Melissa Lee and Joelle Zerillo, University alumnae and members of the Global Renewable Energy Education Network, said their organization presented students the opportunity to go to Costa Rica and work for 12 days at five different renewable energy plants, all within driving distance from one another.

Lee said the program was piloted at the University three years ago and also provides international students with the opportunity to come in contact with operations at these plants.

“In the United States, you can’t really touch anything at these plants, but the culture in Costa Rica is different,” she said. “For example, you are learning about thermal [energy] one week … then the next day you are asking all these different questions to workers at the plants.”

Kevin Lyons, the University’s chief procurement officer and associate director of the energy institute, said the group was working on a program that uses social media to track and publish a student’s sustainability initiative through all four years at the University. This would result in a final “sustainability score” at the end of the four years.

“There are a lot of universities in the United States that sort of take our stuff and run with it, and it seems they are doing so much better, and it is because Rutgers has not historically marketed sustainability,” said Lyons, a supply chain management and marketing sciences professor.

He said a lot of projects implemented at other colleges were modeled after University initiatives. But because of financial difficulties, these plans were never fully carried out on campus.

“We’ve consistently been behind the scenes, and now I think it is our time,” Lyons said.

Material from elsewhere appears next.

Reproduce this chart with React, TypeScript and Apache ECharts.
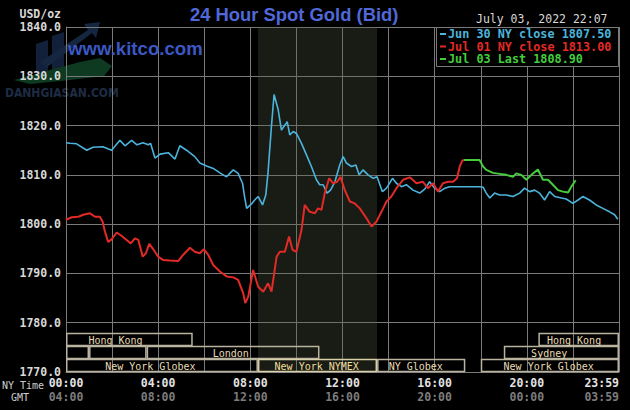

The University founded the first-ever environmental sciences department in the world, according to the department’s website.

Caitlin D’Agostino, president of “Take Back the Tap,” said her group is organizing a panel of six speakers on March 26 who would address the problematic water privatization in South American countries.

She said the panel will include Marcela Olivera, a Bolivian water-rights activist who is working at the Institute for Women’s Leadership.

Her group was responsible for the installation of the water-bottle refilling stations, which count how many bottles students have saved by filling up at the station.

“We want to work together to make a bigger impact,” D’Agostino said.

Allyson Salisbury of the Douglass Project for Rutgers Women in Math, Science, and Engineering’s sustainability committee, said the group is working on installing more energy efficient light bulbs in Jameson Hall on Douglass campus.

“And we want to tell people, ‘Yes, we do have energy-efficient light bulbs, but you should still turn off your lights,’” said Salisbury, a University graduate student.

Carla Ralston, also a member of Douglass Sustainability, said the organization is holding their first cleanup on Feb. 11 on the College Avenue campus.

Kelly Nishikawa, a leader at the New Jersey Public Interest Research Group energy service, said they are working on several programs, one of which is teaching school children about energy renewal and efficiency.

“We also go around weatherizing houses and giving off-campus students advice on energy savings,” said Nishikawa, a School of Arts and Sciences senior. “We have already done five this semester, and our goal right now is 50.”

She said doing this could cut electricity consumption by 30 percent.

The University Solar Car team, represented by School of Arts and Sciences first-year student Diana Leung and School of Engineering senior Anton Krivosheyev, plans to build a small go-cart with a maximum of 16-percent efficiency by the end of the semester, which is as far as research has gotten in the field.

“Most people don’t realize that it is very hard to increase the efficiency,” Krivosheyev said. “But it is easy to drop the price.”